Chapter #7 - 10/04/24

Question 1

what is an outlier ?

Answer 1

is a data point that is significantly different from the other data points in a dataset. It stands out because it is much higher or lower than the majority of the values.

Question 2

what are the four kids of useful information about a set of qantitative data ?

Answer 2

1) center (typical or average value)
2) unusual values (outliers)
3) variability
4) shape

Question 3

what is a stemplot ?

Answer 3

quick and easy way to order numbers and get picture of shape and outliers

Question 4

what is a histogram ?

Answer 4

better for larger data sets, also provides picture of shape and outliers

Question 5

how big should a good stemplot be? how many stems ?

Answer 5

6-15

Question 6

how do you create a stemplot ?

Answer 6

1) create and define the stems
2) attach the leaves

Question 7

what does “splitting stems” mean ?

Answer 7

reusing digits two times

Question 8

define “shape” in regards to defining a common language about shape ?

Answer 8

Are most values clumped in middle with values tailing off at each end? Are there two distinct groupings?
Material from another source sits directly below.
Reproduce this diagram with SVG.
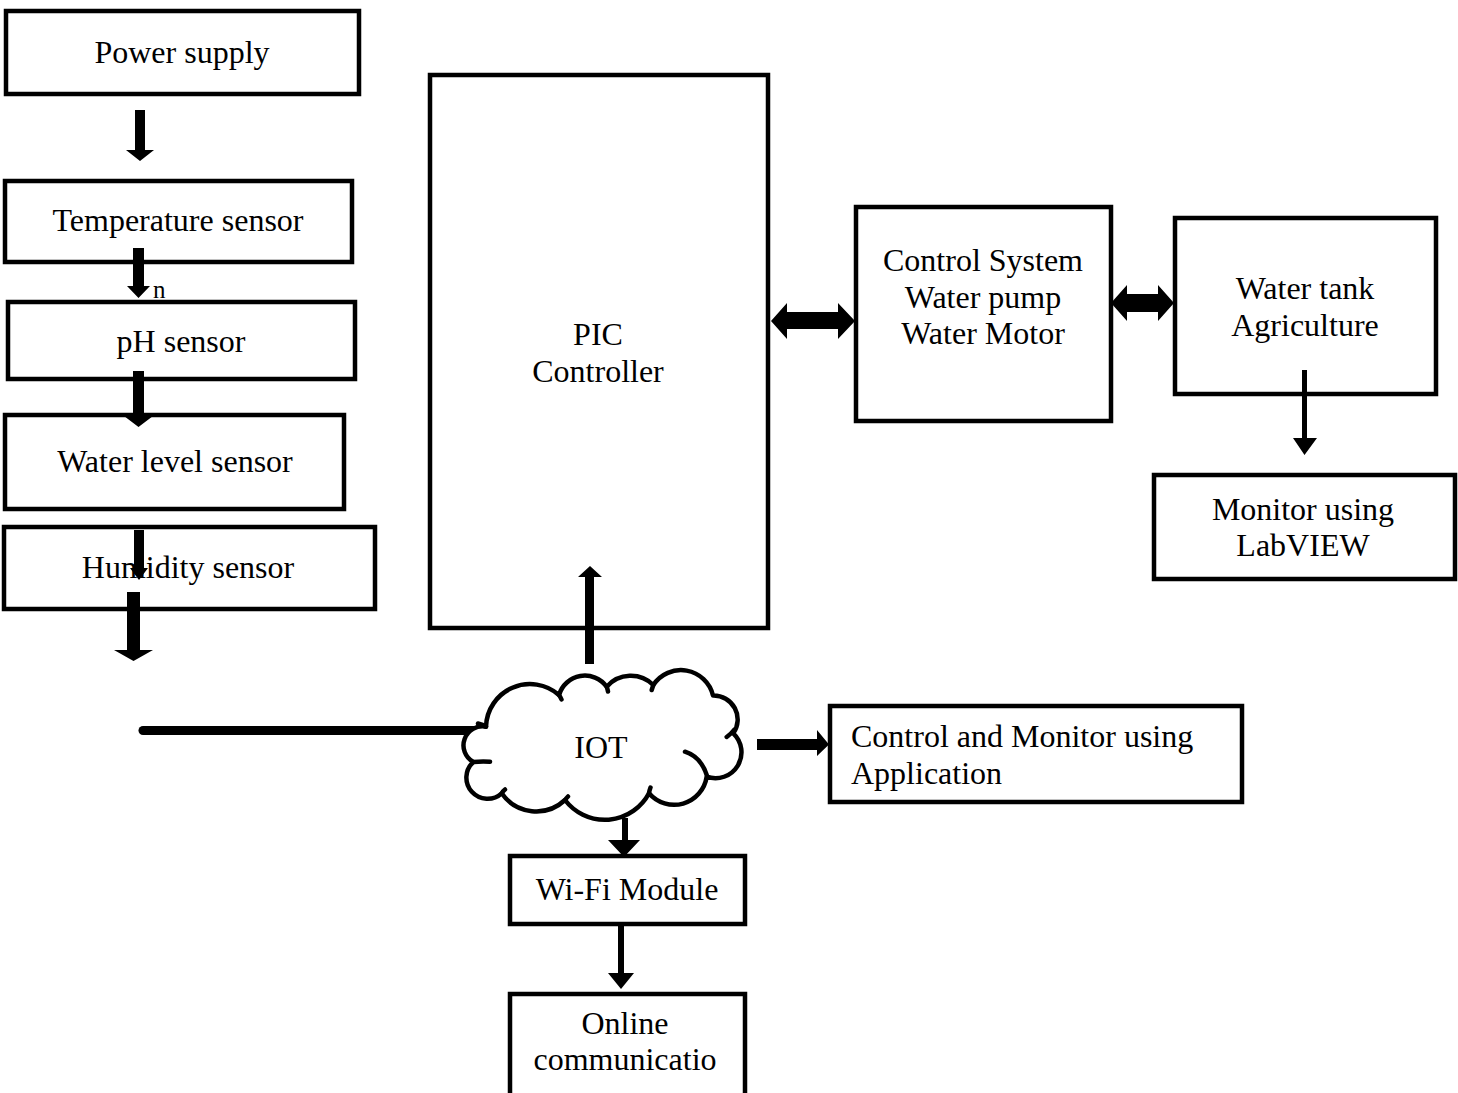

Pictures of data will provide this info

Question 9

define “symmetric” :

Answer 9

if draw line through center, picture on one side would be mirror image of picture on other side

Question 10

define “unimodal” :

Answer 10

single prominent peak

Question 11

define “bimodal” :

Answer 11

two prominent peaks

Question 12

define “skewed to the right” :

Answer 12

higher values more spread out
than lower values

Question 13

define “skewed to the left” :

Answer 13

lower values more spread out and higher ones tend to be clumped

Question 14

define “pressence of outliers” :

Answer 14

refers to the existence of data points in a dataset that are significantly different or distant from the majority of the other observations

Question 15

define the units : with the example 3.4 …. which is the leaf anf which is the stem ?

Answer 15

stem = 3
leaf = 4

Question 16

how to create a histogram ?

Answer 16

1) Divide range of data into intervals
2) Count how many values fall into each interval
3) Draw bar over each interval with height = count (or proportion)

Question 17

what are the 3 nummerical summaries ?

Answer 17

1) center (typical or average value)
2) unusual values (outliers)
3) variability

Question 18

what is “mean” :

Answer 18

The average of a set of numbers

Question 19

what is “median” :

Answer 19

The middle value of a set of numbers when they are arranged in order

Question 20

what is “mode” :

Answer 20

The number that appears most frequently in a set of numbers

Question 21

what term is the best summary we can have in regards to outliers ?

Answer 21

median

Question 22

how to find the mean ?

Answer 22

You find it by adding all the numbers together and then dividing by how many numbers there are

Question 23

how to find the median ?

Answer 23

If there’s an even number of values, the median is the average of the two middle numbers

Question 24

how to find mode :

Answer 24

here can be one mode, more than one mode, or no mode at all if no number repeats

Question 25

what are outliers ?

Answer 25

values far removed from rest of data

Question 26

what is variability ?

Answer 26

how spread out are the values? a score of 80 compared to mean of 76 has different meaning if scores ranged from 72 to 80 versus 32 to 98

Question 27

if a graph is skewed to the right what does that mean for mean and median ?

Answer 27

mean > median

Question 28

if a graph is skewed to the left what does that mean for mean and median ?

Answer 28

mean < median

Question 29

if a graph is symmetric what does that mean for mean and median ?

Answer 29

mean and median are apprximately simmilar

Question 30

If a distribution is skewed to the left,

a) the mean is less than the median
b) the mean and median are equal
c) the mean is greater than the median

Answer 30

a) the mean is less than the median

Question 31

define “lowest” :

Answer 31

minimum

Question 32

define “highest” :

Answer 32

maximum

Question 33

define “median” :

Answer 33

number such that half of the values are at or above it and half are at or below it (middle value or average of two middle numbers in ordered list)

Question 34

define “quartiles” :

Answer 34

medians of the two halves

Question 35

how to create a boxplot ?

Answer 35

1) Draw horizontal (or vertical) line, label it with values from lowest to highest in data
2) Draw rectangle (box) with ends at quartiles
3) Draw line in box at value of median
4) Compute IQR (interquartile range) = distance between quartiles.
5) Compute 1.5(IQR); outlier is any value more than this distance from closest quartile.
6) Draw line (whisker) from each end of box extending to farthest data value that is not an outlier (If no outlier, then to min and max)
7) Draw asterisks to indicate the outliers

Question 36

how to interpret boxplots ?

Answer 36

• divide the data into fourths
• easily identify outliers
• useful for comparing two or more groups